DIRECTIONS
Repeat everything from the first line of the listing below through the line that contains "80, 90, 100];", exactly. Leave out pictures.

COLLECTED MATERIAL
○ ○ ○ ○
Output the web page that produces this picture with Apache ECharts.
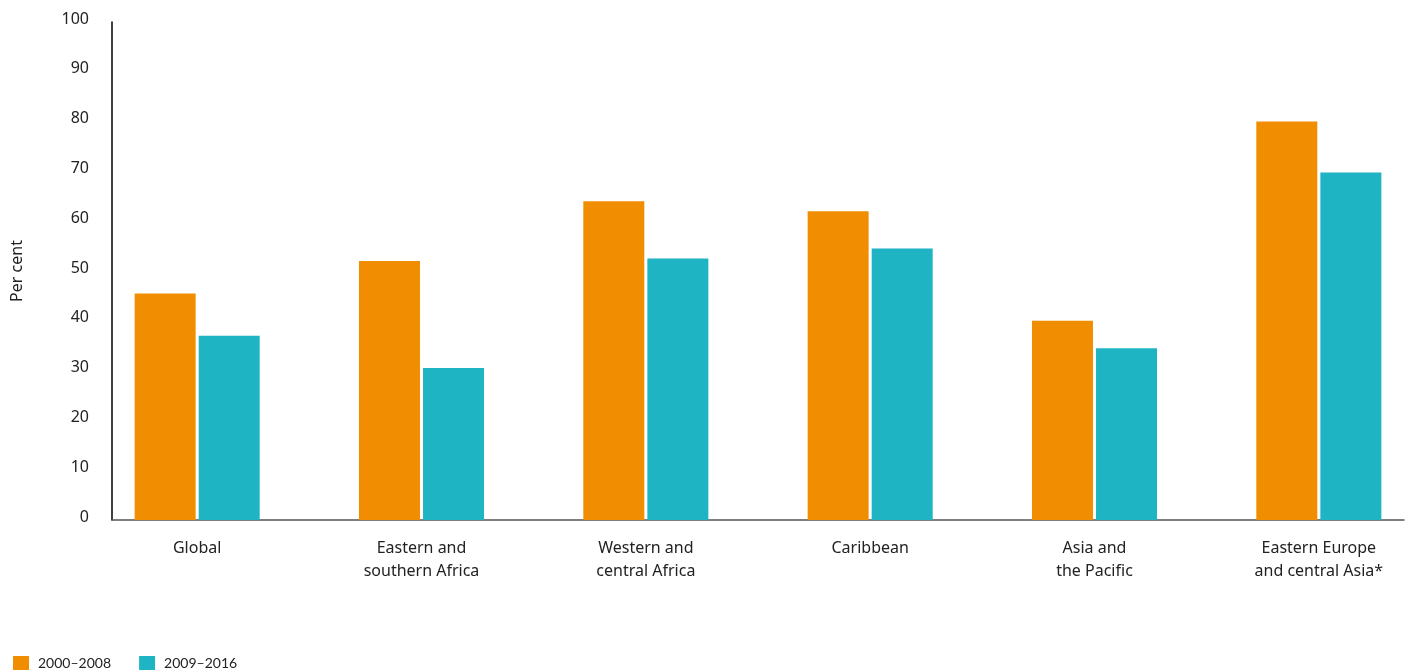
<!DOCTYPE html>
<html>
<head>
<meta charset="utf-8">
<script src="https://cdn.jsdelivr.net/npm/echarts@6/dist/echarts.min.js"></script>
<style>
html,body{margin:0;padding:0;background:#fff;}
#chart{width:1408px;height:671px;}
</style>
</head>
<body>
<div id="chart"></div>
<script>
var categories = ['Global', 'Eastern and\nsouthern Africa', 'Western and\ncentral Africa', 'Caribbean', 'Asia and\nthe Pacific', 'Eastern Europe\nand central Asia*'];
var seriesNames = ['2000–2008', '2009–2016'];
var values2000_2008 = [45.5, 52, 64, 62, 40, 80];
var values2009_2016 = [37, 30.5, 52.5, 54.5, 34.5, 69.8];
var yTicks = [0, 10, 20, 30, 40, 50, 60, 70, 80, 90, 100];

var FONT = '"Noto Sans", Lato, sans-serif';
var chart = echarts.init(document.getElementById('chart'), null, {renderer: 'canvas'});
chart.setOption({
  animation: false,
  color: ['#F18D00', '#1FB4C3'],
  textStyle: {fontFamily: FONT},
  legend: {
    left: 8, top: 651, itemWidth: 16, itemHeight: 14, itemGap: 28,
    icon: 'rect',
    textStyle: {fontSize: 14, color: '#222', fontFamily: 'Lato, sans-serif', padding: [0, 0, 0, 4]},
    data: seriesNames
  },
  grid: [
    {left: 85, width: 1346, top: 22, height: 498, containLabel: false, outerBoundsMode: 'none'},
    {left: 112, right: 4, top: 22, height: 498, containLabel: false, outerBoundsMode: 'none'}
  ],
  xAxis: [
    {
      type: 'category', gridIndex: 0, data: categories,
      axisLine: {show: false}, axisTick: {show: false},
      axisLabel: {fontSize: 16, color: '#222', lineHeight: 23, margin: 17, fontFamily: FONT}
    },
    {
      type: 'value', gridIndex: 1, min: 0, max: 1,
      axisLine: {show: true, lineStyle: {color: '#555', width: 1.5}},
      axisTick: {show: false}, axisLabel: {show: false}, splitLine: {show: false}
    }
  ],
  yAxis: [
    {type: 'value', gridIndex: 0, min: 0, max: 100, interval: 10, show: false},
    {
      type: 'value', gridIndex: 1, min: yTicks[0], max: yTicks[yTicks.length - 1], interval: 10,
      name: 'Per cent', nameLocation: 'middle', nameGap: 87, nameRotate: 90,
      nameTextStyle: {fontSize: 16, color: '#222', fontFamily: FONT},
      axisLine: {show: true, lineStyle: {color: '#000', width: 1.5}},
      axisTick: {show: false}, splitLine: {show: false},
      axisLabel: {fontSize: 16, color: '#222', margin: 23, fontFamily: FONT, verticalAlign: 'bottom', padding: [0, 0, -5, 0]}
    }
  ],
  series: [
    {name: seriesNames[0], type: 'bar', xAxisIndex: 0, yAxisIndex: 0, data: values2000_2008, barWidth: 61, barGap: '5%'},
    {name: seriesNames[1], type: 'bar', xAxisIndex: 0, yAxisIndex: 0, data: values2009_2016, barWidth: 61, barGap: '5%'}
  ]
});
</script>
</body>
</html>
○ ○ ○ ○
TASK RESPONSE
Output the web page that produces this picture with Apache ECharts.
<!DOCTYPE html>
<html>
<head>
<meta charset="utf-8">
<script src="https://cdn.jsdelivr.net/npm/echarts@6/dist/echarts.min.js"></script>
<style>
html,body{margin:0;padding:0;background:#fff;}
#chart{width:1408px;height:671px;}
</style>
</head>
<body>
<div id="chart"></div>
<script>
var categories = ['Global', 'Eastern and\nsouthern Africa', 'Western and\ncentral Africa', 'Caribbean', 'Asia and\nthe Pacific', 'Eastern Europe\nand central Asia*'];
var seriesNames = ['2000–2008', '2009–2016'];
var values2000_2008 = [45.5, 52, 64, 62, 40, 80];
var values2009_2016 = [37, 30.5, 52.5, 54.5, 34.5, 69.8];
var yTicks = [0, 10, 20, 30, 40, 50, 60, 70, 80, 90, 100];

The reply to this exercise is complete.